Problem details: In your copy, include every line of the listing below exactly but none of the pictures.

====

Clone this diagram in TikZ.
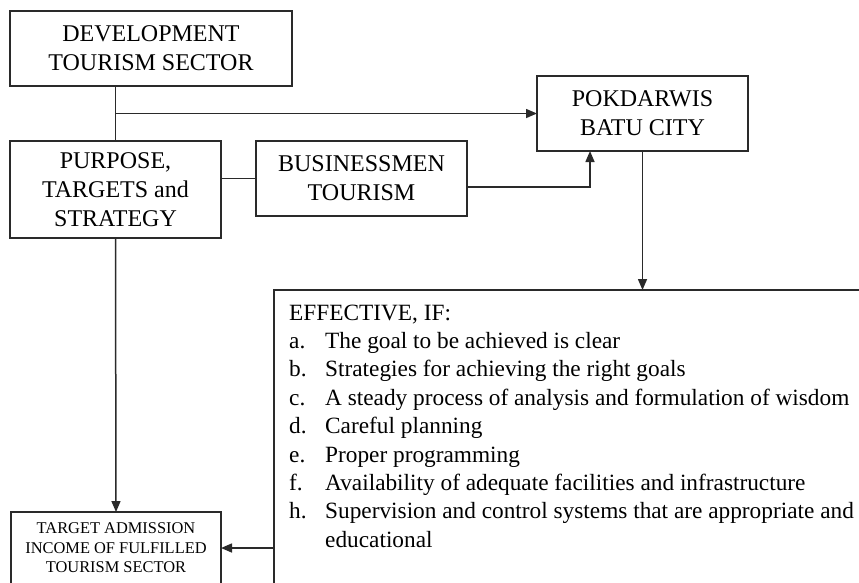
\documentclass[tikz,border=0pt]{standalone}
\usepackage{fontspec}
\setmainfont{Liberation Serif}
\usetikzlibrary{arrows.meta}
\definecolor{linegray}{HTML}{2A2A2A}

\begin{document}
\begin{tikzpicture}[
		x=1pt, y=-1pt,
		box/.style = {
			draw=linegray, line width=1.5pt, rectangle, align=center,
			font=\fontsize{24}{29}\selectfont,
			outer sep=0pt, inner sep=0pt
		},
		smallbox/.style = {
			box, font=\fontsize{16.4}{19.5}\selectfont
		},
		conn/.style = {draw=linegray, line width=1.5pt},
		tip/.style = {conn, -{Triangle[length=11pt,width=9pt]}}
		]
		\useasboundingbox (0,0) rectangle (859,582);
		%\draw[help lines] (0,0) grid[step=50] (859,582);
		\node[box, minimum width=282pt, minimum height=75pt] (dev) at (151,48.5) {DEVELOPMENT\\TOURISM SECTOR};
		\node[box, minimum width=211pt, minimum height=97pt] (purpose) at (115.5,189.5) {PURPOSE,\\TARGETS and\\STRATEGY};
		\node[box, minimum width=211pt, minimum height=75pt] (business) at (361.5,178.5) {BUSINESSMEN\\TOURISM};
		\node[box, minimum width=211pt, minimum height=75pt] (pokdarwis) at (642.5,113.5) {POKDARWIS\\BATU CITY};
		\node[smallbox, minimum width=210pt, minimum height=72pt] (target) at (116,548) {TARGET ADMISSION\\INCOME OF FULFILLED\\TOURISM SECTOR};
		\node[box, anchor=north west, minimum width=620pt, minimum height=330pt] (effective) at (274,290) {};
		\node[anchor=north west, inner sep=0pt, font=\fontsize{23.3}{28.4}\selectfont] (conditions) at (289,300) {%
			\begin{tabular}{@{}p{36pt}@{}l@{}}
				\multicolumn{2}{@{}l@{}}{EFFECTIVE, IF:}\\
				a. & The goal to be achieved is clear\\
				b. & Strategies for achieving the right goals\\
				c. & A steady process of analysis and formulation of wisdom\\
				d. & Careful planning\\
				e. & Proper programming\\
				f. & Availability of adequate facilities and infrastructure\\
				h. & Supervision and control systems that are appropriate and\\
				   & educational
			\end{tabular}};
		
		\draw[conn] (purpose.north) -- (purpose.north |- dev.south);
		\draw[tip] (purpose.north |- pokdarwis.west) -- (pokdarwis.west);
		\draw[conn] (business.west) -- (business.west -| purpose.east);
		\draw[tip] ([yshift=-8.5pt]business.east) -| ([xshift=-52.5pt]pokdarwis.south);
		\draw[tip] (pokdarwis.south) -- (pokdarwis.south |- effective.north);
		\draw[tip] (purpose.south) -- (target.north);
		\draw[tip] (effective.west |- target.east) -- (target.east);
	\end{tikzpicture}
\end{document}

====

Exercise output:
Clone this diagram in TikZ.
\documentclass[tikz,border=0pt]{standalone}
\usepackage{fontspec}
\setmainfont{Liberation Serif}
\usetikzlibrary{arrows.meta}
\definecolor{linegray}{HTML}{2A2A2A}

\begin{document}
\begin{tikzpicture}[
		x=1pt, y=-1pt,
		box/.style = {
			draw=linegray, line width=1.5pt, rectangle, align=center,
			font=\fontsize{24}{29}\selectfont,
			outer sep=0pt, inner sep=0pt
		},
		smallbox/.style = {
			box, font=\fontsize{16.4}{19.5}\selectfont
		},
		conn/.style = {draw=linegray, line width=1.5pt},
		tip/.style = {conn, -{Triangle[length=11pt,width=9pt]}}
		]
		\useasboundingbox (0,0) rectangle (859,582);
		%\draw[help lines] (0,0) grid[step=50] (859,582);
		\node[box, minimum width=282pt, minimum height=75pt] (dev) at (151,48.5) {DEVELOPMENT\\TOURISM SECTOR};
		\node[box, minimum width=211pt, minimum height=97pt] (purpose) at (115.5,189.5) {PURPOSE,\\TARGETS and\\STRATEGY};
		\node[box, minimum width=211pt, minimum height=75pt] (business) at (361.5,178.5) {BUSINESSMEN\\TOURISM};
		\node[box, minimum width=211pt, minimum height=75pt] (pokdarwis) at (642.5,113.5) {POKDARWIS\\BATU CITY};
		\node[smallbox, minimum width=210pt, minimum height=72pt] (target) at (116,548) {TARGET ADMISSION\\INCOME OF FULFILLED\\TOURISM SECTOR};
		\node[box, anchor=north west, minimum width=620pt, minimum height=330pt] (effective) at (274,290) {};
		\node[anchor=north west, inner sep=0pt, font=\fontsize{23.3}{28.4}\selectfont] (conditions) at (289,300) {%
			\begin{tabular}{@{}p{36pt}@{}l@{}}
				\multicolumn{2}{@{}l@{}}{EFFECTIVE, IF:}\\
				a. & The goal to be achieved is clear\\
				b. & Strategies for achieving the right goals\\
				c. & A steady process of analysis and formulation of wisdom\\
				d. & Careful planning\\
				e. & Proper programming\\
				f. & Availability of adequate facilities and infrastructure\\
				h. & Supervision and control systems that are appropriate and\\
				   & educational
			\end{tabular}};
		
		\draw[conn] (purpose.north) -- (purpose.north |- dev.south);
		\draw[tip] (purpose.north |- pokdarwis.west) -- (pokdarwis.west);
		\draw[conn] (business.west) -- (business.west -| purpose.east);
		\draw[tip] ([yshift=-8.5pt]business.east) -| ([xshift=-52.5pt]pokdarwis.south);
		\draw[tip] (pokdarwis.south) -- (pokdarwis.south |- effective.north);
		\draw[tip] (purpose.south) -- (target.north);
		\draw[tip] (effective.west |- target.east) -- (target.east);
	\end{tikzpicture}
\end{document}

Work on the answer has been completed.